Some Oscar-winning lessons
FORGET about the technical details of bullet trajectories and forensic science in the Oscar Pistorius murder trial. If you looked closely, as our eagle-eyed reporters have, you will find some hidden lessons in the “trial of the century”. Sensitive readers, be warned, the following is not to be taken seriously.
When you hear something strange, you ask: Several couples have testified about what they heard that morning. All of them have at least one element in common — when the one partner heard a loud noise, he or she immediately asked the other whether they had heard the same. Everyone, that is, except Pistorius.
Roger Dixon’s beer-drinking pal also thinks he is no expert. Scientist and jack of all trades Dixon is not an expert in the field of ballistics. This is straight from the mouth of fellow defence witness Tom “Wollie” Wolmarans when asked whether he and Dixon discussed the case over a beer after the latter’s harrowing crossexamination. We hope Dixon made Wolmarans pay for the beverage.
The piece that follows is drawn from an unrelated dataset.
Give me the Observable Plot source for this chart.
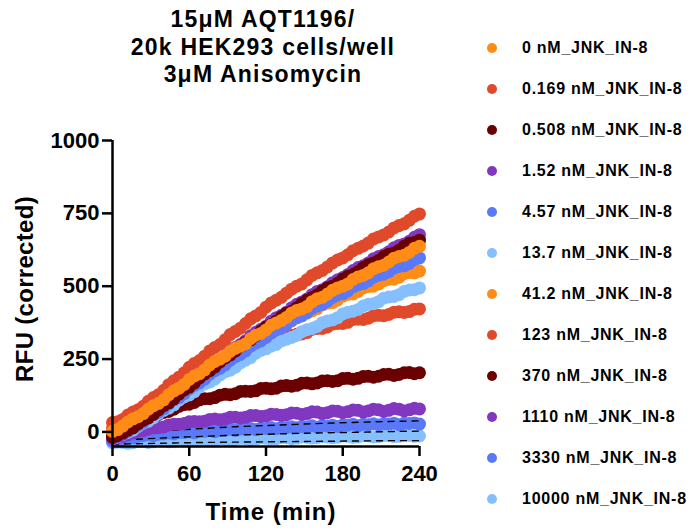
<!DOCTYPE html>
<html>
<head>
<meta charset="utf-8">
<script src="https://cdn.jsdelivr.net/npm/d3@7"></script>
<script src="https://cdn.jsdelivr.net/npm/@observablehq/plot@0.6"></script>
<style>
  html, body { margin: 0; padding: 0; background: #fff; }
  #wrap { position: relative; width: 691px; height: 528px; font-family: "Liberation Sans", Arial, sans-serif; font-weight: bold; color: #000; }
  #chart { position: absolute; left: 0; top: 0; }
  #title { position: absolute; left: 0; top: 6px; width: 526px; text-align: center; font-size: 23px; line-height: 27.5px; letter-spacing: 1.2px; }
  #ylab { position: absolute; left: 25px; top: 289px; transform: translate(-50%, -50%) rotate(-90deg); font-size: 24px; letter-spacing: 0.3px; white-space: nowrap; }
  #xlab { position: absolute; left: 271px; top: 500px; transform: translateX(-50%); font-size: 24px; line-height: 24px; letter-spacing: 1px; white-space: nowrap; }
  #legend { position: absolute; left: 487px; top: 28px; }
  .item { height: 40.94px; display: flex; align-items: center; font-size: 16px; letter-spacing: 0.75px; white-space: nowrap; }
  .sw { width: 10px; height: 10px; border-radius: 50%; margin-right: 25px; flex: none; }
</style>
</head>
<body>
<div id="wrap">
  <div id="chart"></div>
  <div id="title"></div>
  <div id="ylab"></div>
  <div id="xlab"></div>
  <div id="legend"></div>
</div>
<script>
const titleLines = ["15μM AQT1196/", "20k HEK293 cells/well", "3μM Anisomycin"];
const yTitle = "RFU (corrected)";
const xTitle = "Time (min)";
const xTicks = [0, 60, 120, 180, 240];
const yTicks = [0, 250, 500, 750, 1000];

const seriesNames = ["0 nM_JNK_IN-8", "0.169 nM_JNK_IN-8", "0.508 nM_JNK_IN-8", "1.52 nM_JNK_IN-8",
  "4.57 nM_JNK_IN-8", "13.7 nM_JNK_IN-8", "41.2 nM_JNK_IN-8", "123 nM_JNK_IN-8",
  "370 nM_JNK_IN-8", "1110 nM_JNK_IN-8", "3330 nM_JNK_IN-8", "10000 nM_JNK_IN-8"];
const seriesColors = ["#FF8C16", "#E0492A", "#6A0000", "#8237C0", "#5A78F8", "#85BFFF",
  "#FF8C16", "#E0492A", "#6A0000", "#8237C0", "#5A78F8", "#85BFFF"];

const time = [0, 4, 8, 12, 16, 20, 24, 28, 32, 36, 40, 44, 48, 52, 56, 60, 64, 68, 72, 76, 80, 84, 88, 92, 96, 100,
  104, 108, 112, 116, 120, 124, 128, 132, 136, 140, 144, 148, 152, 156, 160, 164, 168, 172, 176, 180, 184, 188, 192,
  196, 200, 204, 208, 212, 216, 220, 224, 228, 232, 236, 240];

const s0 = [2, 8, 20, 34, 45, 52, 63, 78, 90, 98, 110, 128, 141, 150, 163, 180, 192, 200, 213, 230, 242, 250, 260, 276, 287, 294, 303, 320, 332, 338, 350, 366, 374, 382, 393, 408, 417, 422, 430, 447, 457, 462, 473, 486, 494, 500, 508, 523, 532, 537, 546, 560, 567, 572, 583, 596, 602, 606, 616, 630, 637];
const s1 = [32, 35, 43, 58, 68, 76, 88, 105, 118, 128, 143, 162, 176, 188, 203, 222, 235, 245, 260, 278, 290, 300, 316, 334, 345, 356, 372, 388, 398, 410, 428, 442, 452, 462, 476, 490, 500, 508, 522, 537, 546, 554, 566, 580, 590, 597, 608, 622, 630, 638, 648, 662, 669, 676, 686, 700, 708, 714, 726, 740, 748];
const s2 = [-18, -12, -3, 6, 14, 28, 40, 48, 60, 76, 90, 100, 113, 130, 144, 154, 168, 185, 199, 210, 223, 240, 254, 264, 278, 294, 307, 316, 330, 346, 360, 368, 380, 395, 407, 414, 426, 441, 452, 460, 470, 484, 494, 500, 510, 524, 534, 540, 550, 564, 574, 580, 588, 602, 610, 614, 623, 637, 647, 650, 658];
const s3 = [-22, -15, -6, 8, 20, 28, 40, 56, 70, 80, 93, 110, 124, 134, 148, 166, 180, 190, 203, 220, 234, 244, 258, 276, 290, 300, 313, 330, 342, 352, 363, 380, 392, 400, 411, 426, 438, 446, 456, 471, 482, 488, 498, 512, 522, 530, 540, 554, 564, 570, 580, 594, 602, 608, 618, 632, 640, 645, 654, 668, 677];
const s4 = [-20, -16, -9, 2, 13, 22, 33, 48, 60, 68, 80, 96, 110, 118, 131, 148, 160, 168, 181, 198, 210, 218, 230, 246, 258, 266, 278, 294, 305, 312, 324, 340, 350, 356, 368, 383, 392, 398, 408, 424, 432, 438, 448, 462, 470, 474, 484, 498, 505, 509, 518, 531, 538, 541, 550, 562, 568, 570, 578, 591, 597];
const s5 = [-22, -17, -9, -2, 6, 19, 30, 37, 48, 63, 74, 82, 93, 109, 120, 127, 138, 154, 165, 171, 181, 196, 206, 212, 222, 237, 246, 255, 270, 280, 285, 294, 300, 312, 318, 324, 331, 344, 351, 355, 362, 375, 381, 384, 392, 405, 411, 414, 420, 432, 438, 440, 447, 459, 463, 465, 471, 482, 487, 488, 494];
const s6 = [-6, 3, 16, 24, 36, 52, 62, 70, 80, 98, 110, 118, 130, 148, 160, 167, 180, 197, 207, 214, 228, 244, 254, 260, 273, 288, 297, 304, 316, 332, 340, 345, 354, 369, 377, 381, 391, 405, 412, 415, 423, 436, 442, 444, 453, 466, 472, 474, 482, 494, 499, 500, 508, 519, 524, 524, 531, 543, 547, 546, 552];
const s7 = [12, 15, 23, 38, 47, 52, 63, 80, 90, 97, 110, 127, 137, 144, 156, 172, 182, 187, 198, 213, 222, 226, 236, 250, 257, 260, 268, 281, 287, 289, 296, 308, 312, 314, 320, 331, 335, 336, 341, 352, 355, 355, 360, 370, 372, 372, 376, 386, 387, 386, 390, 399, 400, 399, 403, 411, 412, 410, 413, 421, 422];
const s8 = [-12, -6, 4, 12, 18, 30, 37, 41, 48, 60, 67, 70, 78, 88, 94, 95, 101, 110, 114, 114, 118, 126, 129, 128, 131, 139, 140, 139, 141, 149, 150, 148, 150, 158, 159, 157, 160, 167, 168, 165, 168, 175, 176, 173, 176, 183, 184, 181, 184, 190, 191, 188, 191, 197, 198, 194, 197, 203, 204, 200, 203];
const s9 = [-24, -20, -16, -8, -3, 2, 4, 10, 14, 15, 17, 24, 26, 26, 29, 35, 36, 35, 37, 43, 44, 42, 44, 50, 50, 48, 50, 56, 56, 53, 55, 61, 60, 57, 59, 65, 64, 60, 63, 69, 68, 63, 66, 72, 71, 66, 69, 75, 74, 68, 72, 78, 76, 70, 74, 80, 78, 72, 76, 81, 79];
const s10 = [-32, -28, -24, -20, -21, -15, -13, -10, -13, -8, -7, -4, -7, -2, -2, 1, -3, 2, 2, 5, 1, 6, 6, 9, 5, 10, 10, 12, 8, 13, 12, 15, 11, 16, 15, 18, 14, 19, 18, 21, 16, 22, 20, 23, 19, 24, 23, 26, 21, 26, 25, 28, 24, 28, 27, 30, 25, 30, 29, 31, 27];
const s11 = [-38, -35, -36, -39, -37, -33, -33, -36, -34, -30, -31, -34, -32, -28, -29, -32, -30, -26, -27, -30, -28, -24, -25, -28, -26, -22, -23, -26, -25, -21, -22, -24, -23, -19, -20, -23, -21, -17, -18, -21, -20, -16, -17, -20, -18, -14, -15, -18, -17, -13, -14, -17, -16, -12, -13, -16, -15, -11, -12, -15, -14];

const dashTime = [0, 24, 48, 72, 96, 120, 144, 168, 192, 216, 240];
const dashA = [-12, -2, 6, 12, 18, 22, 26, 30, 33, 36, 38];
const dashB = [-30, -24, -19, -15, -11, -8, -5, -3, -1, 1, 3];
const dashC = [-42, -40, -38, -36, -35, -34, -33, -32, -31, -30, -30];

const allSeries = [s0, s1, s2, s3, s4, s5, s6, s7, s8, s9, s10, s11];

function rowsFor(indices) {
  const out = [];
  for (const i of indices) {
    allSeries[i].forEach((v, k) => out.push({t: time[k], v, s: seriesNames[i]}));
  }
  return out;
}
const lowRows = rowsFor([11, 10]);
const highRows = rowsFor([9, 8, 7, 6, 5, 4, 3, 2, 1, 0]);
const dashRows = [];
[["A", dashA], ["B", dashB], ["C", dashC]].forEach(([k, arr]) =>
  arr.forEach((v, j) => dashRows.push({t: dashTime[j], v, k})));

const color = {domain: seriesNames, range: seriesColors};

const plot = Plot.plot({
  width: 691,
  height: 528,
  marginLeft: 112,
  marginRight: 272,
  marginTop: 140,
  marginBottom: 82,
  style: {fontFamily: "'Liberation Sans', Arial, sans-serif", fontWeight: "bold", fontSize: "22px", color: "#000", background: "transparent"},
  x: {domain: [0, 240], axis: null},
  y: {domain: [-50, 1000], axis: null},
  color,
  marks: [
    Plot.dot(lowRows, {x: "t", y: "v", fill: "s", r: 6.5}),
    Plot.line(dashRows, {x: "t", y: "v", z: "k", stroke: "#000", strokeWidth: 1.4, strokeDasharray: "6,6"}),
    Plot.dot(highRows, {x: "t", y: "v", fill: "s", r: 6.5}),
    Plot.ruleX([0], {y1: -50, y2: 1000, stroke: "#000", strokeWidth: 2.5}),
    Plot.ruleY([-50], {x1: 0, x2: 240, stroke: "#000", strokeWidth: 2.5}),
    Plot.axisY({ticks: yTicks, tickFormat: d => String(d), tickSize: 10, tickPadding: 3, strokeWidth: 2.5, fontSize: 22, fontWeight: "bold", label: null}),
    Plot.axisX({ticks: xTicks, tickFormat: d => String(d), tickSize: 10, tickPadding: 9, strokeWidth: 2.5, fontSize: 22, fontWeight: "bold", label: null, anchor: "bottom"})
  ]
});
document.getElementById("chart").appendChild(plot);

document.getElementById("title").innerHTML = titleLines.map(t => `<div>${t}</div>`).join("");
document.getElementById("ylab").textContent = yTitle;
document.getElementById("xlab").textContent = xTitle;
const leg = document.getElementById("legend");
seriesNames.forEach((n, i) => {
  const it = document.createElement("div");
  it.className = "item";
  const sw = document.createElement("span");
  sw.className = "sw";
  sw.style.background = seriesColors[i];
  const tx = document.createElement("span");
  tx.textContent = n;
  it.appendChild(sw);
  it.appendChild(tx);
  leg.appendChild(it);
});
</script>
</body>
</html>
Pistorius has a weak stomach: This may sound insensitive, but if you have been subjected to the athlete’s retching in court, you are allowed an opinion. It transpired this week that his weak stomach and tendency to vomit was not limited to this trial. A social worker testified he lost his lunch while in the holding cells during his bail application. And, said Wolmarans, when he accidentally showed a graphic picture during a consultation with the legal team, Pistorius lost it again.
When it comes to Pistorius, people will believe anything: A social worker came forward to testify after she was upset by media reports claiming Pistorius had taken acting lessons to exaggerate his apparent grief. Many in the media also repeated this claim. It is perhaps wise to point out that the claim was made by Jani Allan, a former columnist of this newspaper remembered for her dalliance with Eugene Terre Blanche. Allan claimed to have a reliable source who told her this. Last we heard she was waitressing in New Jersey.
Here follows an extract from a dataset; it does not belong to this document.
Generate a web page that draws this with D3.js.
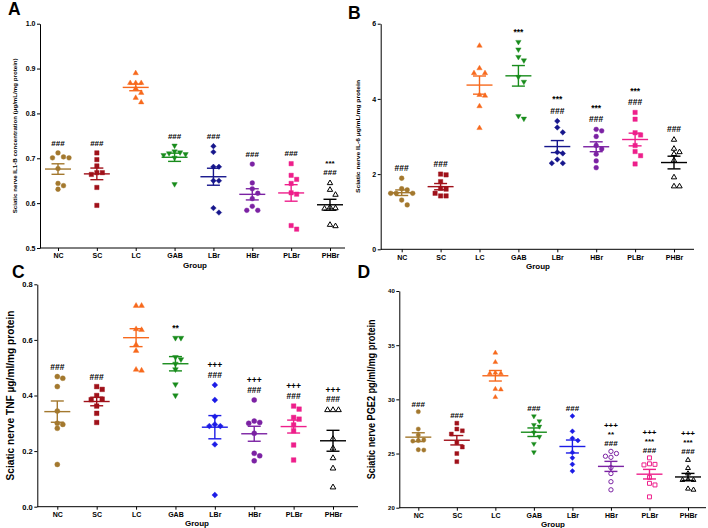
<!DOCTYPE html>
<html><head><meta charset="utf-8">
<script src="https://cdn.jsdelivr.net/npm/d3@7"></script>
<style>
body{margin:0;background:#fff}
svg{display:block}
text{font-family:"Liberation Sans",Arial,sans-serif;font-weight:bold;fill:#000}
</style>
</head><body>
<svg id="chart" width="708" height="528"></svg>
<script>
// ---------------- DATA ----------------
const groups = ["NC","SC","LC","GAB","LBr","HBr","PLBr","PHBr"];

const il1bValues = [
  [0.712, 0.703, 0.701, 0.701, 0.677, 0.644, 0.639, 0.631],
  [0.712, 0.697, 0.683, 0.668, 0.668, 0.664, 0.635, 0.595],
  [0.891, 0.869, 0.869, 0.869, 0.857, 0.847, 0.836, 0.826],
  [0.727, 0.714, 0.712, 0.710, 0.708, 0.706, 0.700, 0.641],
  [0.727, 0.714, 0.681, 0.681, 0.650, 0.650, 0.589, 0.579],
  [0.687, 0.645, 0.632, 0.622, 0.610, 0.593, 0.584, 0.584],
  [0.688, 0.662, 0.653, 0.644, 0.623, 0.620, 0.550, 0.542],
  [0.646, 0.631, 0.620, 0.592, 0.590, 0.589, 0.553, 0.550]
];
const il6Values = [
  [1.89, 1.61, 1.58, 1.49, 1.49, 1.49, 1.31, 1.18],
  [2.00, 1.98, 1.80, 1.62, 1.60, 1.49, 1.42, 1.42],
  [5.43, 4.83, 4.70, 4.70, 4.12, 4.10, 3.82, 3.24],
  [5.50, 5.30, 5.10, 5.01, 4.57, 4.44, 3.53, 3.46],
  [3.41, 3.24, 3.11, 2.58, 2.55, 2.39, 2.29, 2.29],
  [3.19, 3.15, 3.00, 2.76, 2.67, 2.53, 2.35, 2.17],
  [3.64, 3.46, 3.10, 3.04, 2.76, 2.60, 2.49, 2.27],
  [2.93, 2.69, 2.60, 2.55, 2.38, 1.93, 1.69, 1.69]
];
const tnfValues = [
  [0.468, 0.462, 0.432, 0.344, 0.300, 0.296, 0.282, 0.152],
  [0.432, 0.422, 0.400, 0.387, 0.385, 0.362, 0.336, 0.303],
  [0.725, 0.725, 0.641, 0.638, 0.585, 0.563, 0.495, 0.492],
  [0.605, 0.605, 0.536, 0.528, 0.512, 0.492, 0.438, 0.398],
  [0.438, 0.384, 0.324, 0.296, 0.290, 0.290, 0.224, 0.042],
  [0.384, 0.308, 0.303, 0.300, 0.264, 0.192, 0.183, 0.165],
  [0.362, 0.351, 0.321, 0.315, 0.294, 0.273, 0.222, 0.168],
  [0.350, 0.350, 0.350, 0.246, 0.212, 0.177, 0.140, 0.072]
];
const pge2Values = [
  [28.86, 27.26, 26.70, 26.25, 26.20, 26.15, 25.35, 25.32],
  [27.80, 27.26, 27.10, 26.80, 26.00, 25.60, 25.00, 24.25],
  [34.34, 33.48, 32.50, 32.45, 32.45, 31.00, 30.95, 30.25],
  [28.40, 27.95, 27.60, 27.45, 26.90, 26.50, 25.85, 25.08],
  [28.46, 27.05, 26.40, 26.20, 25.10, 24.60, 24.00, 23.38],
  [25.20, 25.00, 24.75, 24.65, 23.70, 23.15, 22.40, 21.65],
  [24.60, 24.05, 24.00, 23.95, 22.80, 22.25, 22.10, 21.00],
  [24.45, 23.70, 23.20, 22.65, 22.60, 22.60, 21.80, 21.70]
];

const il1bTicks = [0.5, 0.6, 0.7, 0.8, 0.9, 1.0];
const il6Ticks  = [0, 2, 4, 6];
const tnfTicks  = [0.0, 0.2, 0.4, 0.6, 0.8];
const pge2Ticks = [20, 25, 30, 35, 40];

const il1bAnnots = [["###"],["###"],[],["###"],["###"],["###"],["###"],["***","###"]];
const il6Annots  = [["###"],["###"],[],["***"],["***","###"],["***","###"],["***","###"],["###"]];
const tnfAnnots  = [["###"],["###"],[],["**"],["+++","###"],["+++","###"],["+++","###"],["+++","###"]];
const pge2Annots = [["###"],["###"],[],["###"],["###"],["+++","**","###"],["+++","***","###"],["+++","***","###"]];

const il1bTitle = "Sciatic nerve IL1-B concentration (\u00b5g/mL/mg protein)";
const il6Title  = "Sciatic nerve IL-6  \u00b5g/mL/mg protein";
const tnfTitle  = "Sciatic nerve TNF \u00b5g/ml/mg protein";
const pge2Title = "Sciatic nerve PGE2 pg/ml/mg protein";
const xTitle = "Group";

// ---------------- STYLE ----------------
const colorsDark = ["#a3782e","#a0111a","#f7691d","#188c1c","#16168c","#7b22a3","#ee1f8b","#000000"];
const colorsBright = ["#a3782e","#a0111a","#f7691d","#188c1c","#1c1ce6","#7b22a3","#ee1f8b","#000000"];
const shapesFilled = ["circle","square","up","down","diamond","circle","square","up"];
const openABC = [false,false,false,false,false,false,false,true];
const openD   = [false,false,false,false,false,true,true,true];

const panels = [
  {letter:"A", lx:8, ly:15, values:il1bValues, ticks:il1bTicks, fmt:d3.format(".1f"), annots:il1bAnnots,
   title:il1bTitle, titleX:14.5, titleFs:6.2, titleLen:155,
   yTop:23.7, yBot:248, ax:40, axEnd:345, cx0:58, cx1:330, tickFs:7, catFs:7, gx:195, gy:268,
   gap:10, lineH:9, annFs:8, colors:colorsDark, open:openABC, ms:1.0},
  {letter:"B", lx:348, ly:18.5, values:il6Values, ticks:il6Ticks, fmt:d3.format("d"), annots:il6Annots,
   title:il6Title, titleX:358, titleFs:6.2, titleLen:113,
   yTop:23.7, yBot:249.3, ax:380.7, axEnd:694, cx0:401.7, cx1:674, tickFs:7, catFs:7, gx:538, gy:268.5,
   gap:10, lineH:11.6, annFs:8.5, colors:colorsDark, open:openABC, ms:1.0},
  {letter:"C", lx:12, ly:278, values:tnfValues, ticks:tnfTicks, fmt:d3.format(".1f"), annots:tnfAnnots,
   title:tnfTitle, titleX:10, titleFs:10.5, titleLen:170,
   yTop:284.3, yBot:506.7, ax:37.3, axEnd:358, cx0:57.3, cx1:333, tickFs:7.5, catFs:7, gx:197, gy:525.6,
   gap:10, lineH:9.8, annFs:8.5, colors:colorsBright, open:openABC, ms:1.05},
  {letter:"D", lx:357.5, ly:277.5, values:pge2Values, ticks:pge2Ticks, fmt:d3.format("d"), annots:pge2Annots,
   title:pge2Title, titleX:371, titleFs:10, titleLen:160,
   yTop:291, yBot:507.7, ax:399.3, axEnd:706, cx0:418.3, cx1:688, tickFs:6, catFs:7, gx:553, gy:527,
   gap:8, lineH:9, annFs:8, colors:colorsBright, open:openD, ms:0.9}
];

// ---------------- DRAW ----------------
const svg = d3.select("#chart");

function markerPath(shape, s) {
  const p = d3.path();
  if (shape === "circle") { const r = 2.4*s; p.arc(0,0,r,0,2*Math.PI); }
  else if (shape === "square") { const a = 2.2*s; p.rect(-a,-a,2*a,2*a); }
  else if (shape === "up") { const w = 2.7*s, h = 2.5*s; p.moveTo(0,-h); p.lineTo(w,h*0.85); p.lineTo(-w,h*0.85); p.closePath(); }
  else if (shape === "down") { const w = 2.7*s, h = 2.5*s; p.moveTo(0,h); p.lineTo(w,-h*0.85); p.lineTo(-w,-h*0.85); p.closePath(); }
  else if (shape === "diamond") { const a = 2.8*s; p.moveTo(0,-a); p.lineTo(a,0); p.lineTo(0,a); p.lineTo(-a,0); p.closePath(); }
  return p.toString();
}

function swarm(ys, step, dist) {
  const placed = [];
  const offs = [0, 1, -1, 2, -2, 3, -3];
  return ys.map(y => {
    for (const o of offs) {
      const x = o*step;
      if (placed.every(q => Math.hypot(q[0]-x, q[1]-y) >= dist)) { placed.push([x,y]); return x; }
    }
    placed.push([0,y]); return 0;
  });
}

panels.forEach(P => {
  const g = svg.append("g");
  const y = d3.scaleLinear().domain([P.ticks[0], P.ticks[P.ticks.length-1]]).range([P.yBot, P.yTop]);
  const x = d3.scalePoint().domain(groups).range([P.cx0, P.cx1]);

  // y axis
  const ya = g.append("g").attr("transform", `translate(${P.ax},0)`)
    .call(d3.axisLeft(y).tickValues(P.ticks).tickFormat(P.fmt).tickSize(3).tickSizeOuter(0).tickPadding(1.5));
  ya.selectAll("text").style("font-size", P.tickFs+"px").style("font-weight","bold").style("font-family",'"Liberation Sans",Arial,sans-serif');
  ya.select(".domain").attr("stroke","#000").attr("stroke-width",1);

  // x axis
  const xa = g.append("g").attr("transform", `translate(0,${P.yBot})`)
    .call(d3.axisBottom(x).tickSize(3).tickPadding(2.5));
  xa.select(".domain").remove();
  xa.selectAll("text").style("font-size", P.catFs+"px").style("font-weight","bold").style("font-family",'"Liberation Sans",Arial,sans-serif');
  g.append("line").attr("x1", P.ax).attr("x2", P.axEnd).attr("y1", P.yBot).attr("y2", P.yBot)
    .attr("stroke","#000").attr("stroke-width",1);

  // titles
  g.append("text").attr("transform", `translate(${P.titleX},${(P.yTop+P.yBot)/2}) rotate(-90)`)
    .attr("text-anchor","middle").attr("dy","0.35em")
    .attr("textLength", P.titleLen).attr("lengthAdjust","spacingAndGlyphs")
    .style("font-size", P.titleFs+"px").text(P.title);
  g.append("text").attr("x", P.gx).attr("y", P.gy).attr("text-anchor","middle")
    .style("font-size","8px").text(xTitle);
  g.append("text").attr("x", P.lx).attr("y", P.ly).style("font-size","17.5px").text(P.letter);

  // groups
  groups.forEach((grp, i) => {
    const vals = P.values[i];
    const cx = x(grp);
    const col = P.colors[i];
    const ys = vals.map(v => y(v));
    const offs = swarm(ys, 5.5, 5);
    const isOpen = P.open[i];
    g.append("g").selectAll("path").data(vals).join("path")
      .attr("transform", (v, k) => `translate(${cx+offs[k]},${y(v)})`)
      .attr("d", markerPath(shapesFilled[i], P.ms))
      .attr("fill", isOpen ? "#fff" : col)
      .attr("stroke", col).attr("stroke-width", isOpen ? 1 : 0.4);

    const mean = d3.mean(vals);
    const sem = d3.deviation(vals) / Math.sqrt(vals.length);
    const eb = g.append("g").attr("stroke", col).attr("stroke-width", 1.4).attr("fill","none");
    eb.append("line").attr("x1", cx-13).attr("x2", cx+13).attr("y1", y(mean)).attr("y2", y(mean));
    eb.append("line").attr("x1", cx).attr("x2", cx).attr("y1", y(mean-sem)).attr("y2", y(mean+sem));
    [mean-sem, mean+sem].forEach(v => {
      eb.append("line").attr("x1", cx-6.5).attr("x2", cx+6.5).attr("y1", y(v)).attr("y2", y(v));
    });

    // annotations
    const lines = P.annots[i];
    const top = y(d3.max(vals));
    lines.forEach((t, k) => {
      const fromBottom = lines.length - 1 - k;
      g.append("text").attr("x", cx).attr("y", top - P.gap - fromBottom*P.lineH)
        .attr("dy","0.35em").attr("text-anchor","middle")
        .style("font-size", P.annFs+"px").text(t);
    });
  });
});
</script>
</body></html>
The ANC Women’s League is generous, but its members seem lacking in court etiquette: It recently emerged the league was paying for June Steenkamp’s accommodation while she has been attending the trial. That is kind of them. But then a member became the first person to be ordered out of court after forgetting to switch off her cellphone. It did not help that her ring tone was that of a car engine.